DaCosta establishes their barbarity early on and proceeds to make Jimmy one of modern horror’s most twisted antagonists. It’s a curious coincidence that O’Connell was also cast as the roaming vampire Remmick in last year’s “Sinners,” as these two characters complement one another: O’Connell plays both villains as soft-spoken and seductive, affecting a kind of insincere gentility which is quickly revealed to be a ruse. Here, he sports long blond hair (his followers, all rechristened with “Jimmy”-adjacent names, wear straw-colored wigs) and rotten, off-color teeth, which suggest a menacing mouth full of flint corn.
Where some came away from “28 Years Later” feeling like it hadn’t been scary enough (a fair critique, given the film’s higher goal of offering audiences a chance to process and grieve the real-world pandemic we’d collectively endured), DaCosta treats “The Bone Temple” as hardcore horror. The experience still provides stretches of introspection and calm, especially between Ian and the alpha he calls “Samson” (Chi Lewis-Parry). But such scenes provide only temporary reprieve from the tension, while outbursts of violence are next-level gory, from the sight of an innocent family tied up and flayed to the film’s climactic crucifixion (which inspires the loudest of many improbable laughs).
Compared to the earlier films in the series, including the more straightforward outlier “28 Weeks Later,” DaCosta’s contribution feels the most polished. That doesn’t exactly make it better than Boyle’s films, robbing the experience of some of its renegade energy, as cinematographer Sean Bobbitt breaks from the jagged experimental techniques Anthony Dod Mantle introduced in the previous entry. Where things felt gritty and immersive last time around — the ravenous handheld footage intercut with arcane eye-of-God imagery — everything is clearly being staged for our benefit here.
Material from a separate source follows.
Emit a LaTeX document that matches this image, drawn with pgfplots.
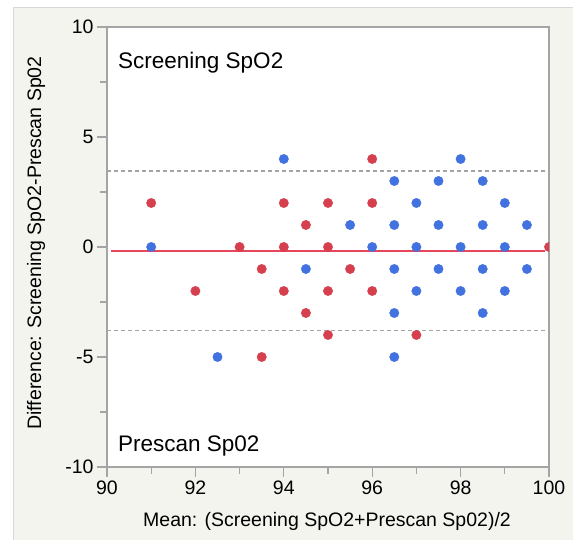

Through it all, Fiennes acts up a storm as the man of science torn between profound grief for an extinguished society and a near-psychotic willingness to break the rules to restore anything resembling order. It’s an all-in performance that pays off on multiple levels, whether watching Ian “treat” Samson with a tenderness that recalls how the blind hermit “saw” Frankenstein’s monster or via his bonkers commitment to a Bone Temple ceremony on par with the hallucinatory apex of “Apocalypse Now.” For genre aficionados, it’s bold, mind-bending work which satisfies that so-often-frustrated craving: for a zombie movie with brains.